The most awesome part of this exercise is seeing the light bulb go on for the people who said at the beginning of the class that they thought there was no value in story writing or planning sessions. 

In the game, these teams spend about an hour and a half planning an imaginary event with food they're not going to eat and they are serious about it. I've seen arguments (albeit good-natured) about how to cook a specific item; that's how serious some people take it.

When I point this out, and ask how they think (hypothetically) the event might have turned out without the discussion and clarification they almost all say something along the lines of "It will be better because we did that."

It turns out there are some people who know how to cook and others who don't. Those who don't make assumptions about the time it takes and what the ingredients might include. There are food items no one has ever heard of and they have to figure out what to do about that; some of them decided for themselves what it was and others Googled them.

There was one team whose Product Owner chose to plan an event for her elderly grandmother and wanted to include a dish that everyone was familiar with but there was a twist; her grandmother always made it a certain way with extra ingredients. 

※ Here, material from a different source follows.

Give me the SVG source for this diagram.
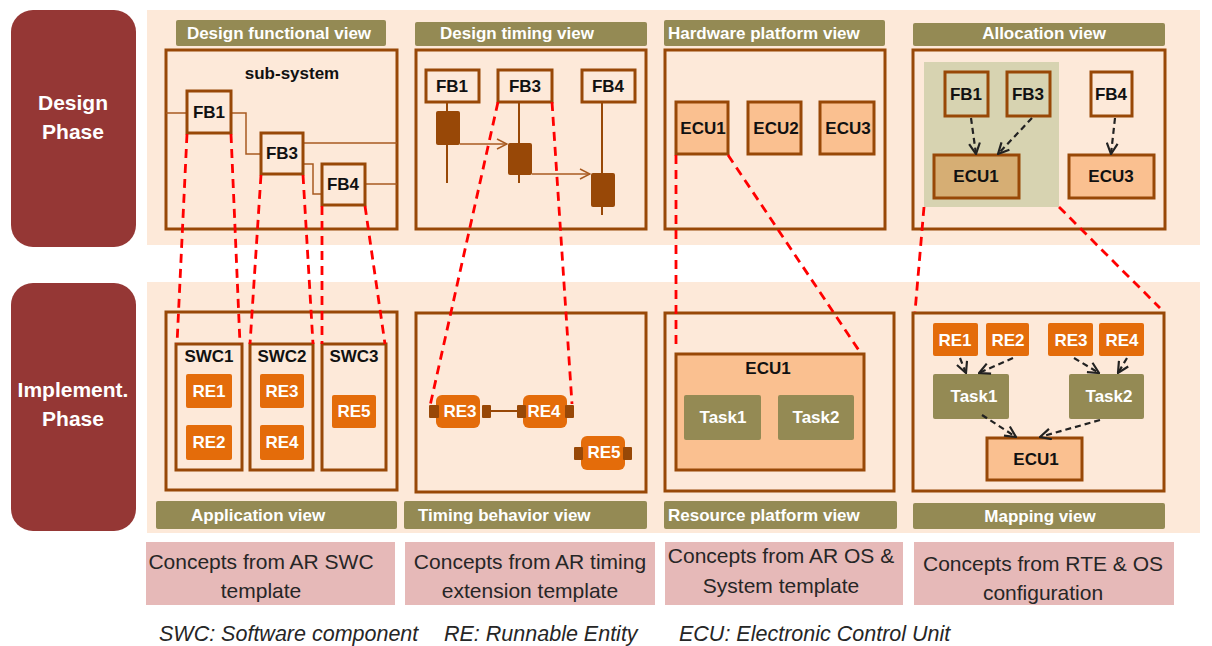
<svg xmlns="http://www.w3.org/2000/svg" width="1212" height="646" viewBox="0 0 1212 646">
<defs>
<style>
text{font-family:"Liberation Sans",Arial,sans-serif}
.phase{fill:#953735}
.phtxt{fill:#fff;font-weight:bold;font-size:21px;text-anchor:middle}
.band{fill:#FDE9D9}
.bar{fill:#948A54}
.bartxt{fill:#fff;font-weight:bold;font-size:17px}
.panel{fill:none;stroke:#984807;stroke-width:3}
.box{fill:#FDE9D9;stroke:#984807;stroke-width:3}
.ecu{fill:#FAC090;stroke:#984807;stroke-width:3}
.re{fill:#E46C0A}
.task{fill:#948A54}
.port{fill:#984807}
.bk{fill:#111;font-weight:bold;font-size:17px;text-anchor:middle}
.wt{fill:#fff;font-weight:bold;font-size:17px;text-anchor:middle}
.wire{fill:none;stroke:#A85A20;stroke-width:1.5}
.red{stroke:#FF0000;stroke-width:2.8;stroke-dasharray:9 6;fill:none}
.blk{stroke:#222;stroke-width:2.2;stroke-dasharray:6 4;fill:none;marker-end:url(#open)}
.concept{fill:#E6B9B8}
.ctxt{fill:#262626;font-size:21px;text-anchor:middle}
.legend{fill:#262626;font-size:21.5px;font-style:italic}
</style>
<marker id="open" viewBox="0 0 12 12" refX="11" refY="6" markerWidth="13" markerHeight="13" markerUnits="userSpaceOnUse" orient="auto">
<path d="M1,1 L11,6 L1,11" fill="none" stroke="#222" stroke-width="2"/>
</marker>
<marker id="msg" viewBox="0 0 12 12" refX="11" refY="6" markerWidth="12" markerHeight="12" markerUnits="userSpaceOnUse" orient="auto">
<path d="M1,1 L11,6 L1,11" fill="none" stroke="#A85A20" stroke-width="1.5"/>
</marker>
</defs>
<rect width="1212" height="646" fill="#fff"/>

<g id="phase-design">
<rect class="phase" x="11" y="10" width="125" height="237" rx="22"/>
<text class="phtxt" x="73" y="110">Design</text>
<text class="phtxt" x="73" y="139">Phase</text>
</g>
<g id="phase-implement">
<rect class="phase" x="11" y="283" width="125" height="248" rx="22"/>
<text class="phtxt" x="73" y="397">Implement.</text>
<text class="phtxt" x="73" y="426">Phase</text>
</g>

<rect class="band" x="147" y="10" width="1053" height="235"/>
<rect class="band" x="147" y="282" width="1053" height="251"/>

<!-- Design functional view -->
<g id="design-functional-view">
<rect class="bar" x="176" y="20" width="210" height="26" rx="2"/>
<text class="bartxt" x="279" y="39" text-anchor="middle">Design functional view</text>
<rect class="panel" x="166" y="50" width="231" height="179"/>
<text class="bk" x="292" y="79">sub-system</text>
<path class="wire" d="M166,113 H187 M231,113 H246 V154 H261 M303,143 H397 M303,164 H313 V194 H322 M365,184 H397"/>
<g id="f-fb1"><rect class="box" x="187" y="91" width="44" height="42"/><text class="bk" x="209" y="118">FB1</text></g>
<g id="f-fb3"><rect class="box" x="261" y="133" width="42" height="41"/><text class="bk" x="282" y="159">FB3</text></g>
<g id="f-fb4"><rect class="box" x="322" y="164" width="43" height="41"/><text class="bk" x="343" y="190">FB4</text></g>
</g>

<!-- Design timing view -->
<g id="design-timing-view">
<rect class="bar" x="415" y="22" width="232" height="24" rx="2"/>
<text class="bartxt" x="440" y="39">Design timing view</text>
<rect class="panel" x="416" y="50" width="230" height="179"/>
<g stroke="#984807" stroke-width="2">
<line x1="447" y1="102" x2="447" y2="183"/>
<line x1="519" y1="102" x2="519" y2="183"/>
<line x1="602" y1="102" x2="602" y2="215"/>
</g>
<rect class="port" x="436" y="111" width="24" height="34" rx="2"/>
<rect class="port" x="508" y="143" width="24" height="32" rx="2"/>
<rect class="port" x="591" y="173" width="24" height="34" rx="2"/>
<line x1="460" y1="144" x2="507" y2="144" stroke="#A85A20" stroke-width="1.5" marker-end="url(#msg)"/>
<line x1="532" y1="174" x2="590" y2="174" stroke="#A85A20" stroke-width="1.5" marker-end="url(#msg)"/>
<g id="t-fb1"><rect class="box" x="426" y="70" width="53" height="32"/><text class="bk" x="452" y="92">FB1</text></g>
<g id="t-fb3"><rect class="box" x="498" y="70" width="54" height="32"/><text class="bk" x="525" y="92">FB3</text></g>
<g id="t-fb4"><rect class="box" x="582" y="70" width="53" height="32"/><text class="bk" x="608" y="92">FB4</text></g>
</g>

<!-- Hardware platform view -->
<g id="hardware-platform-view">
<rect class="bar" x="664" y="20" width="221" height="26" rx="2"/>
<text class="bartxt" x="668" y="39">Hardware platform view</text>
<rect class="panel" x="665" y="50" width="220" height="179"/>
<g id="h-ecu1"><rect class="ecu" x="676" y="102" width="52" height="52"/><text class="bk" x="703" y="134">ECU1</text></g>
<g id="h-ecu2"><rect class="ecu" x="748" y="102" width="53" height="52"/><text class="bk" x="776" y="134">ECU2</text></g>
<g id="h-ecu3"><rect class="ecu" x="820" y="102" width="54" height="52"/><text class="bk" x="848" y="134">ECU3</text></g>
</g>

<!-- Allocation view -->
<g id="allocation-view">
<rect class="bar" x="913" y="23" width="252" height="23" rx="2"/>
<text class="bartxt" x="1044" y="39" text-anchor="middle">Allocation view</text>
<rect class="panel" x="913" y="50" width="252" height="179"/>
<rect x="924" y="62" width="135" height="145" fill="#D7D3B1"/>
<g id="a-fb1"><rect x="945" y="72" width="43" height="44" fill="#D7D3B1" stroke="#984807" stroke-width="3"/><text class="bk" x="966" y="100">FB1</text></g>
<g id="a-fb3"><rect x="1007" y="72" width="43" height="44" fill="#D7D3B1" stroke="#984807" stroke-width="3"/><text class="bk" x="1028" y="100">FB3</text></g>
<g id="a-fb4"><rect class="box" x="1091" y="72" width="41" height="44"/><text class="bk" x="1111" y="100">FB4</text></g>
<g id="a-ecu1"><rect x="934" y="155" width="85" height="43" fill="#D6AE74" stroke="#984807" stroke-width="3"/><text class="bk" x="976" y="182">ECU1</text></g>
<g id="a-ecu3"><rect class="ecu" x="1069" y="155" width="85" height="43"/><text class="bk" x="1111" y="182">ECU3</text></g>
</g>

<!-- Application view -->
<g id="application-view">
<rect class="panel" x="166" y="312" width="231" height="178"/>
<rect class="bar" x="156" y="501" width="241" height="28" rx="2"/>
<text class="bartxt" x="191" y="521">Application view</text>
<g id="swc1"><rect class="panel" x="176" y="344" width="66" height="126"/><text class="bk" x="209" y="362">SWC1</text></g>
<g id="swc2"><rect class="panel" x="250" y="344" width="63" height="126"/><text class="bk" x="282" y="362">SWC2</text></g>
<g id="swc3"><rect class="panel" x="322" y="344" width="64" height="126"/><text class="bk" x="354" y="362">SWC3</text></g>
<g id="ap-re1"><rect class="re" x="186" y="374" width="46" height="34" rx="2"/><text class="wt" x="209" y="397">RE1</text></g>
<g id="ap-re2"><rect class="re" x="186" y="425" width="46" height="35" rx="2"/><text class="wt" x="209" y="448">RE2</text></g>
<g id="ap-re3"><rect class="re" x="260" y="374" width="44" height="34" rx="2"/><text class="wt" x="282" y="397">RE3</text></g>
<g id="ap-re4"><rect class="re" x="260" y="425" width="44" height="35" rx="2"/><text class="wt" x="282" y="448">RE4</text></g>
<g id="ap-re5"><rect class="re" x="332" y="395" width="44" height="33" rx="2"/><text class="wt" x="354" y="417">RE5</text></g>
</g>

<!-- Timing behavior view -->
<g id="timing-behavior-view">
<rect class="panel" x="416" y="313" width="230" height="179"/>
<rect class="bar" x="404" y="501" width="243" height="28" rx="2"/>
<text class="bartxt" x="418" y="521">Timing behavior view</text>
<line x1="491" y1="411" x2="518" y2="411" stroke="#984807" stroke-width="2"/>
<g id="tb-re3"><rect class="re" x="436" y="395" width="44" height="33" rx="6"/><rect class="port" x="429" y="405" width="10" height="13" rx="1"/><rect class="port" x="482" y="405" width="9" height="13" rx="1"/><text class="wt" x="460" y="417">RE3</text></g>
<g id="tb-re4"><rect class="re" x="523" y="395" width="44" height="33" rx="6"/><rect class="port" x="517" y="405" width="9" height="13" rx="1"/><rect class="port" x="565" y="405" width="9" height="13" rx="1"/><text class="wt" x="544" y="417">RE4</text></g>
<g id="tb-re5"><rect class="re" x="581" y="436" width="44" height="34" rx="6"/><rect class="port" x="574" y="447" width="9" height="13" rx="1"/><rect class="port" x="623" y="447" width="9" height="13" rx="1"/><text class="wt" x="604" y="458">RE5</text></g>
</g>

<!-- Resource platform view -->
<g id="resource-platform-view">
<rect class="panel" x="665" y="313" width="229" height="178"/>
<rect class="bar" x="664" y="501" width="233" height="28" rx="2"/>
<text class="bartxt" x="668" y="521">Resource platform view</text>
<g id="r-ecu1"><rect class="ecu" x="676" y="354" width="188" height="116"/><text class="bk" x="768" y="374">ECU1</text></g>
<g id="r-task1"><rect class="task" x="684" y="395" width="77" height="45" rx="2"/><text class="wt" x="723" y="423">Task1</text></g>
<g id="r-task2"><rect class="task" x="778" y="395" width="76" height="45" rx="2"/><text class="wt" x="816" y="423">Task2</text></g>
</g>

<!-- Mapping view -->
<g id="mapping-view">
<rect class="panel" x="913" y="313" width="251" height="178"/>
<rect class="bar" x="913" y="503" width="252" height="26" rx="2"/>
<text class="bartxt" x="1040" y="522" text-anchor="middle">Mapping view</text>
<g id="m-re1"><rect class="re" x="933" y="323" width="45" height="33" rx="2"/><text class="wt" x="955" y="346">RE1</text></g>
<g id="m-re2"><rect class="re" x="986" y="323" width="43" height="33" rx="2"/><text class="wt" x="1008" y="346">RE2</text></g>
<g id="m-re3"><rect class="re" x="1048" y="323" width="45" height="33" rx="2"/><text class="wt" x="1071" y="346">RE3</text></g>
<g id="m-re4"><rect class="re" x="1099" y="323" width="45" height="33" rx="2"/><text class="wt" x="1122" y="346">RE4</text></g>
<g id="m-task1"><rect class="task" x="933" y="374" width="76" height="45" rx="2"/><text class="wt" x="974" y="402">Task1</text></g>
<g id="m-task2"><rect class="task" x="1069" y="374" width="75" height="45" rx="2"/><text class="wt" x="1109" y="402">Task2</text></g>
<g id="m-ecu1"><rect class="ecu" x="987" y="438" width="95" height="42"/><text class="bk" x="1036" y="465">ECU1</text></g>
</g>

<!-- Connectors -->
<g id="connectors">
<line class="blk" x1="971" y1="118" x2="976" y2="154"/>
<line class="blk" x1="1032" y1="118" x2="998" y2="154"/>
<line class="blk" x1="1115" y1="118" x2="1111" y2="154"/>
<line class="blk" x1="960" y1="358" x2="966" y2="373"/>
<line class="blk" x1="1013" y1="358" x2="979" y2="373"/>
<line class="blk" x1="1074" y1="358" x2="1099" y2="373"/>
<line class="blk" x1="1127" y1="358" x2="1118" y2="373"/>
<line class="blk" x1="982" y1="415" x2="1016" y2="437"/>
<line class="blk" x1="1100" y1="420" x2="1040" y2="437"/>
<line class="red" x1="187" y1="134" x2="177" y2="344"/>
<line class="red" x1="231" y1="134" x2="240" y2="344"/>
<line class="red" x1="261" y1="175" x2="250" y2="344"/>
<line class="red" x1="303" y1="175" x2="313" y2="344"/>
<line class="red" x1="322" y1="206" x2="322" y2="344"/>
<line class="red" x1="365" y1="206" x2="385" y2="344"/>
<line class="red" x1="498" y1="102" x2="430" y2="406"/>
<line class="red" x1="552" y1="102" x2="572" y2="404"/>
<line class="red" x1="676" y1="155" x2="676" y2="349"/>
<line class="red" x1="728" y1="155" x2="860" y2="352"/>
<line class="red" x1="924" y1="207" x2="915" y2="312"/>
<line class="red" x1="1059" y1="207" x2="1160" y2="308"/>
</g>

<!-- Concepts -->
<g id="concept-swc">
<rect class="concept" x="146" y="542" width="249" height="63"/>
<text class="ctxt" x="261" y="569">Concepts from AR SWC</text>
<text class="ctxt" x="261" y="598">template</text>
</g>
<g id="concept-timing">
<rect class="concept" x="405" y="542" width="250" height="63"/>
<text class="ctxt" x="530" y="569">Concepts from AR timing</text>
<text class="ctxt" x="530" y="598">extension template</text>
</g>
<g id="concept-os">
<rect class="concept" x="665" y="542" width="238" height="63"/>
<text class="ctxt" x="781" y="563">Concepts from AR OS &amp;</text>
<text class="ctxt" x="781" y="593">System template</text>
</g>
<g id="concept-rte">
<rect class="concept" x="914" y="542" width="260" height="63"/>
<text class="ctxt" x="1043" y="571">Concepts from RTE &amp; OS</text>
<text class="ctxt" x="1043" y="600">configuration</text>
</g>

<g id="legend">
<text class="legend" x="159" y="641">SWC: Software component</text>
<text class="legend" x="444" y="641">RE: Runnable Entity</text>
<text class="legend" x="679" y="641">ECU: Electronic Control Unit</text>
</g>
</svg>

Her team would have planned to make it the way they knew how if they hadn't discussed it with her. Because although she'd written it in the story and acceptance criteria they just thought she didn't know how to make it; they would have ignored what she wrote.

Then there are the story point estimates and duration estimates. Many times have I heard the claims that story points are a waste of time, or should have time attached to them, or should be "normalized" so everyone understands what they mean across teams.

When the teams in this exercise look around at the differences in the estimates and realizes that each team has widely varied expertise in event planning and catering the penny drops. The sudden realization is sometimes comical, but always electrifying.

I've had very excited students come up to me after the class asking for the game instructions and copies of the food cards so they can share it with their team at work.

What I point out to them at the end is this: we all eat food and we all hold or attend parties but we don't do it exactly the same. Our experiences and knowledge may be similar but are not the same. We all may know what tira misu is but not necessarily what's in it or how to make it. 

We all know what a wedding is but they are culturally vastly different--an American wedding generally lasts about half a day; an Indian wedding can go three days--that's a lot more food and planning.

We have to talk to come to an understanding of what we're doing, when, why and how. This game is a fun way of getting people to see that. 

As a side note, the reality and creativity people bring to this exercise consistently blows me away. It's really their energetic participation that makes it so much fun and resonate so deeply. 

I often tell the students they should take the same energy to their teams and they're often a little sheepish about that, telling me they didn't realize they could.

That is why I'm sharing this with all of you. Because we all should have that kind of fun with our teams... every day.